Initial angle of a projectile is \(\theta\) and its initial velocity is \(\mathrm{V}_{0}\). Find the angle of velocity with horizontal line at time \(\mathrm{t}\). (A) $\sin ^{-1}\left[1-\left\\{g /\left(\mathrm{V}_{0} \cos \theta\right)\right\\} \mathrm{t}\right]$ (B) $\tan ^{-1}\left[1-\left\\{g /\left(\mathrm{V}_{0} \cos \theta\right)\right\\} \mathrm{t}\right]$ (C) $\tan ^{-1}\left[\tan \theta-\left\\{g /\left(\mathrm{V}_{0} \cos \theta\right)\right\\} \mathrm{t}\right]$ (D) $\sin ^{-1}\left[\tan \theta-\left\\{g /\left(\mathrm{V}_{0} \cos \theta\right)\right\\} \mathrm{t}\right]$

The initial horizontal velocity (\(V_{0x}\)) and initial vertical velocity (\(V_{0y}\)) can be found by using trigonometry: \(V_{0x} = V_0 \cos\theta\) \(V_{0y} = V_0 \sin\theta\)

The horizontal velocity does not change with time, as there is no horizontal acceleration, so: \(V_{x} = V_0 \cos\theta\) For the vertical velocity, the acceleration due to gravity acts against the motion.

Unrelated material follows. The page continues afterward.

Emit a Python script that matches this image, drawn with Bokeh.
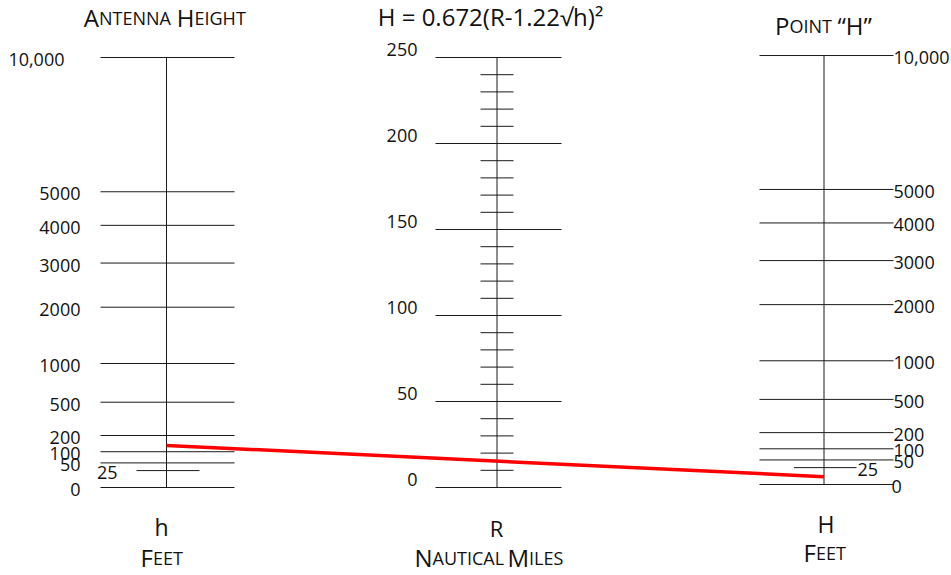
import numpy as np
from bokeh.plotting import figure
from bokeh.models import Range1d
from bokeh.core.properties import value
from bokeh.embed import file_html
from bokeh.resources import INLINE

# ---- scale values -------------------------------------------------------
# Antenna height h (feet), left scale
h_ticks = [0, 25, 50, 100, 200, 500, 1000, 2000, 3000, 4000, 5000, 10000]
h_labels = ["0", "25", "50", "100", "200", "500", "1000", "2000", "3000", "4000", "5000", "10,000"]
h_short = [25]

# Range R (nautical miles), middle scale
r_major = [0, 50, 100, 150, 200, 250]
r_labels = ["0", "50", "100", "150", "200", "250"]
r_minor = [10, 20, 30, 40, 60, 70, 80, 90, 110, 120, 130, 140,
           160, 170, 180, 190, 210, 220, 230, 240]

# Point "H" (feet), right scale
H_ticks = [0, 25, 50, 100, 200, 500, 1000, 2000, 3000, 4000, 5000, 10000]
H_labels = ["0", "25", "50", "100", "200", "500", "1000", "2000", "3000", "4000", "5000", "10,000"]
H_short = [25]

# Worked example drawn across the nomogram
h_example = 135
H_example = 6

# ---- geometry ------------------------------------------------------------
W, HGT = 951, 575
PX_PER_R = 1.72          # screen pixels per nautical mile on the R scale
R0_ROW = 487             # screen row of R = 0
SCALE_EXP = 0.54         # stretch of the height scales
XL, XM, XR = 166, 496.5, 823.5
FONT = value("Open Sans")
INK = "#111111"
BASELINE_SHIFT = -10     # lifts alphabetic-baseline text onto its row


def row(py):
    """Screen row -> y in R units."""
    return (R0_ROW - py) / PX_PER_R


def h_pos(h):
    return 250.0 * (np.asarray(h, dtype=float) / 10000.0) ** SCALE_EXP


def H_pos(H):
    return 1.75 + 249.4 * (np.asarray(H, dtype=float) / 10000.0) ** SCALE_EXP


p = figure(width=W, height=HGT, output_backend="svg", toolbar_location=None,
           x_range=Range1d(0, W), y_range=Range1d(row(HGT), row(0)),
           x_axis_type=None, y_axis_type=None, min_border=0)
p.grid.visible = False
p.outline_line_color = None
p.background_fill_color = "white"
p.border_fill_color = "white"


def seg(x0, y0, x1, y1, color="#1a1a1a", width=1.0):
    p.segment(x0=x0, y0=y0, x1=x1, y1=y1, line_color=color, line_width=width)


def txt(x, y, t, size, align="left", baseline="middle", yoff=0):
    p.text(x=x, y=y, text=t, text_font=FONT, text_font_size=value(size),
           text_align=align, text_baseline=baseline, text_color=INK,
           y_offset=yoff)


def caption(x, baseline_row, t, size, align="center"):
    txt([x], [row(baseline_row)], [t], size, align=align,
        baseline="alphabetic", yoff=BASELINE_SHIFT)


# ---- left scale: h --------------------------------------------------------
hy = h_pos(h_ticks)
seg([XL], [h_pos(0)], [XL], [h_pos(10000)])
seg([XL - (30 if v in h_short else 66) for v in h_ticks], list(hy),
    [XL + (33 if v in h_short else 68) for v in h_ticks], list(hy))
left_lx = {10000: 64, 25: 117}
txt([left_lx.get(v, 80) for v in h_ticks], list(hy), h_labels, "18px",
    align="right", yoff=2)

# ---- middle scale: R ------------------------------------------------------
seg([XM], [0], [XM], [250])
seg([XM - 61.5] * len(r_major), r_major, [XM + 64.5] * len(r_major), r_major)
seg([XM - 16.5] * len(r_minor), r_minor, [XM + 16.5] * len(r_minor), r_minor)
txt([417] * len(r_major), r_major, r_labels, "18px", align="right", yoff=-8)

# ---- right scale: H -------------------------------------------------------
Hy = H_pos(H_ticks)
seg([XR], [H_pos(0)], [XR], [H_pos(10000)])
seg([XR - (30 if v in H_short else 64.5) for v in H_ticks], list(Hy),
    [XR + (32.5 if v in H_short else 69.5) for v in H_ticks], list(Hy))
right_lx = {25: 857, 0: 891}
txt([right_lx.get(v, 893) for v in H_ticks], list(Hy), H_labels, "18px",
    align="left", yoff=2)

# ---- example line ---------------------------------------------------------
p.line(x=[XL, XR], y=[float(h_pos(h_example)), float(H_pos(H_example))],
       line_color="#ff0000", line_width=3.5)


# ---- headings (small caps built from large and small runs) ----------------
def small_caps(runs, baseline_row):
    """runs: (text, anchor_x, is_capital); capitals end at the anchor,
    small letters start at it."""
    for t, ax, cap in runs:
        caption(ax, baseline_row, t, "24px" if cap else "18px",
                align="right" if cap else "left")


small_caps([("A", 98.5, True), ("NTENNA", 98.5, False),
            ("H", 194, True), ("EIGHT", 194, False)], 27)
small_caps([("P", 789, True), ("OINT", 789, False)], 35)
caption(837, 35, "\u201cH\u201d", "24px", align="left")

caption(490, 26, "H = 0.672(R-1.22\u221ah)\u00b2", "24px")

# bottom captions
caption(161, 536, "h", "23px")
small_caps([("F", 152.5, True), ("EET", 152.5, False)], 567)

caption(496, 537, "R", "22px")
small_caps([("N", 432, True), ("AUTICAL", 432, False),
            ("M", 528.5, True), ("ILES", 528.5, False)], 567)

caption(825.5, 533, "H", "23px")
small_caps([("F", 815.5, True), ("EET", 815.5, False)], 562)

open("out.html", "w").write(file_html(p, INLINE))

Thus, we can use the following equation of motion to find the vertical velocity at time t: \(V_{y} = V_{0y} - gt\) Substituting the initial vertical velocity from Step 1, we get: \(V_{y} = V_0 \sin\theta - gt\)

The angle of velocity with the horizontal line at time t can be found using the arctangent function: \(\alpha = \tan^{-1}\frac{V_y}{V_x}\) Substituting the horizontal and vertical velocities we found in Step 2, we get: \(\alpha = \tan^{-1}\frac{V_0 \sin\theta - gt}{V_0 \cos\theta}\) Now, we modify the equation by dividing both the numerator and the denominator by \(V_0 \cos\theta\): \(\alpha = \tan^{-1}\left[\frac{\sin\theta - \left(\frac{g}{V_0 \cos\theta}\right)t}{1}\right]\) \(\alpha = \tan^{-1}\left[\sin\theta - \left\{\frac{g}{\left(V_{0} \cos\theta\right)}\right\}t\right]\) Comparing this expression with the given options, we find that it matches option (C). Therefore, the angle of velocity with the horizontal line at time t is given by: \(\alpha = \tan^{-1}\left[\tan\theta-\left\{g /\left(V_{0} \cos\theta\right)\right\}t\right]\)